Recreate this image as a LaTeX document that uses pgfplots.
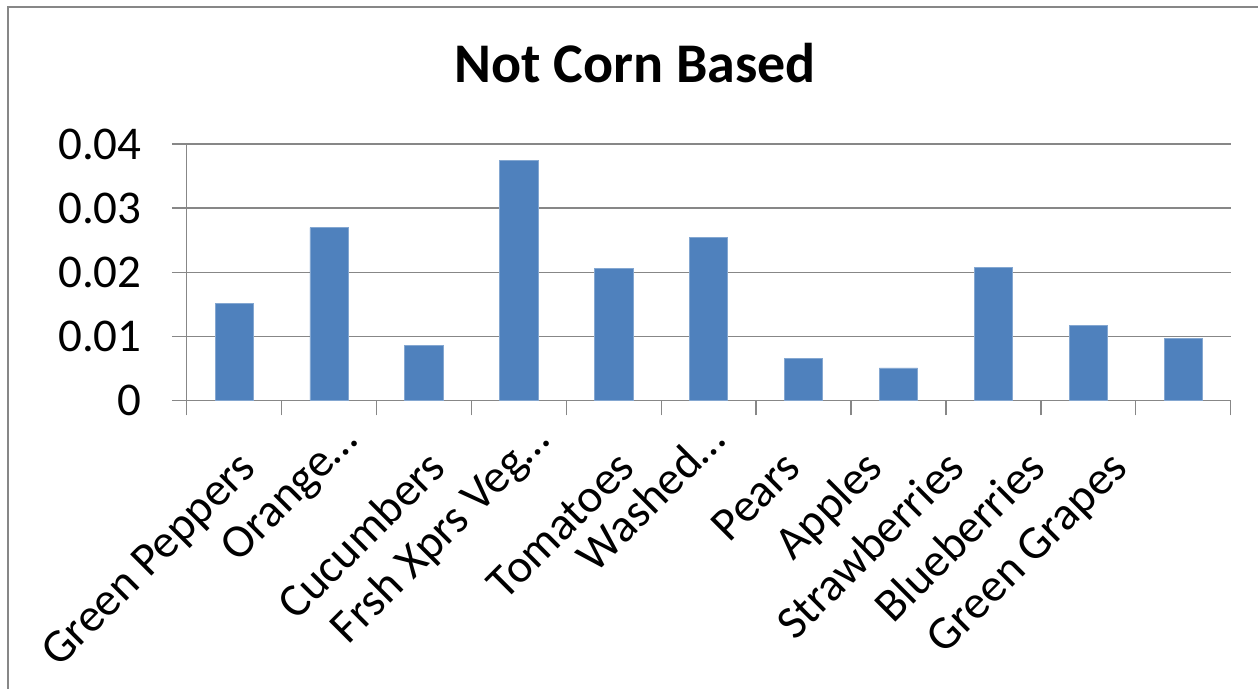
\documentclass[border=0pt]{standalone}
\usepackage{fontspec}
\setmainfont{Carlito}
\usepackage{pgfplots}
\pgfplotsset{compat=1.18}
\definecolor{barblue}{HTML}{4F81BD}
\definecolor{gridgray}{HTML}{878787}
\begin{document}
\begin{tikzpicture}
\useasboundingbox (0,0) rectangle (629pt,344.5pt);
\draw[gridgray, line width=1pt] (4pt,0pt) -- (4pt,341pt) -- (629pt,341pt);
\begin{axis}[
  at={(93.35pt,144.15pt)}, anchor=south west,
  scale only axis, width=521.95pt, height=128.35pt,
  xmin=-0.5, xmax=10.5, ymin=0, ymax=0.04,
  axis x line*=bottom, axis y line*=left,
  axis line style={gridgray, line width=0.7pt},
  scaled y ticks=false,
  ytick={0,0.01,0.02,0.03,0.04},
  yticklabels={0,0.01,0.02,0.03,0.04},
  ymajorgrids, grid style={gridgray, line width=0.7pt},
  tick align=outside, major tick length=7.4pt,
  tick style={gridgray, line width=0.7pt},
  xtick={-0.5,0.5,...,10.5}, xticklabels={},
  extra x ticks={0.251,1.621,2.253,3.644,4.245,5.499,5.994,6.858,7.722,8.576,9.440},
  extra x tick labels={Green Peppers,\raisebox{19.8pt}{Orange…},Cucumbers,\raisebox{19.8pt}{Frsh Xprs Veg…},Tomatoes,\raisebox{19.8pt}{Washed…},Pears,Apples,Strawberries,Blueberries,Green Grapes},
  extra x tick style={major tick length=0pt, tick style={draw=none},
    xticklabel style={rotate=45, anchor=base east, inner sep=0pt, font=\fontsize{23.5}{28}\selectfont}},
  xticklabel shift=34.65pt,
  yticklabel style={anchor=east, inner sep=0pt, xshift=-15pt, font=\fontsize{23.5}{28}\selectfont},
  /pgf/number format/assume math mode=true,
  title={\textbf{Not Corn Based}},
  title style={at={(0.4295,1)}, anchor=base, yshift=25pt, inner sep=0pt, font=\fontsize{28}{34}\selectfont\bfseries},
  clip=false,
]
\addplot[ybar, bar width=19.15pt, fill=barblue, draw=barblue!70!white, line width=0.4pt]
coordinates {(0,0.01522) (1,0.02696) (2,0.00863) (3,0.0374) (4,0.02057) (5,0.02547) (6,0.00654) (7,0.0051) (8,0.0208) (9,0.01169) (10,0.00966)};
\end{axis}
\end{tikzpicture}
\end{document}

### To do
Make an exact copy of the listing above. Do not include the pictures.

### Full solution
Recreate this image as a LaTeX document that uses pgfplots.
\documentclass[border=0pt]{standalone}
\usepackage{fontspec}
\setmainfont{Carlito}
\usepackage{pgfplots}
\pgfplotsset{compat=1.18}
\definecolor{barblue}{HTML}{4F81BD}
\definecolor{gridgray}{HTML}{878787}
\begin{document}
\begin{tikzpicture}
\useasboundingbox (0,0) rectangle (629pt,344.5pt);
\draw[gridgray, line width=1pt] (4pt,0pt) -- (4pt,341pt) -- (629pt,341pt);
\begin{axis}[
  at={(93.35pt,144.15pt)}, anchor=south west,
  scale only axis, width=521.95pt, height=128.35pt,
  xmin=-0.5, xmax=10.5, ymin=0, ymax=0.04,
  axis x line*=bottom, axis y line*=left,
  axis line style={gridgray, line width=0.7pt},
  scaled y ticks=false,
  ytick={0,0.01,0.02,0.03,0.04},
  yticklabels={0,0.01,0.02,0.03,0.04},
  ymajorgrids, grid style={gridgray, line width=0.7pt},
  tick align=outside, major tick length=7.4pt,
  tick style={gridgray, line width=0.7pt},
  xtick={-0.5,0.5,...,10.5}, xticklabels={},
  extra x ticks={0.251,1.621,2.253,3.644,4.245,5.499,5.994,6.858,7.722,8.576,9.440},
  extra x tick labels={Green Peppers,\raisebox{19.8pt}{Orange…},Cucumbers,\raisebox{19.8pt}{Frsh Xprs Veg…},Tomatoes,\raisebox{19.8pt}{Washed…},Pears,Apples,Strawberries,Blueberries,Green Grapes},
  extra x tick style={major tick length=0pt, tick style={draw=none},
    xticklabel style={rotate=45, anchor=base east, inner sep=0pt, font=\fontsize{23.5}{28}\selectfont}},
  xticklabel shift=34.65pt,
  yticklabel style={anchor=east, inner sep=0pt, xshift=-15pt, font=\fontsize{23.5}{28}\selectfont},
  /pgf/number format/assume math mode=true,
  title={\textbf{Not Corn Based}},
  title style={at={(0.4295,1)}, anchor=base, yshift=25pt, inner sep=0pt, font=\fontsize{28}{34}\selectfont\bfseries},
  clip=false,
]
\addplot[ybar, bar width=19.15pt, fill=barblue, draw=barblue!70!white, line width=0.4pt]
coordinates {(0,0.01522) (1,0.02696) (2,0.00863) (3,0.0374) (4,0.02057) (5,0.02547) (6,0.00654) (7,0.0051) (8,0.0208) (9,0.01169) (10,0.00966)};
\end{axis}
\end{tikzpicture}
\end{document}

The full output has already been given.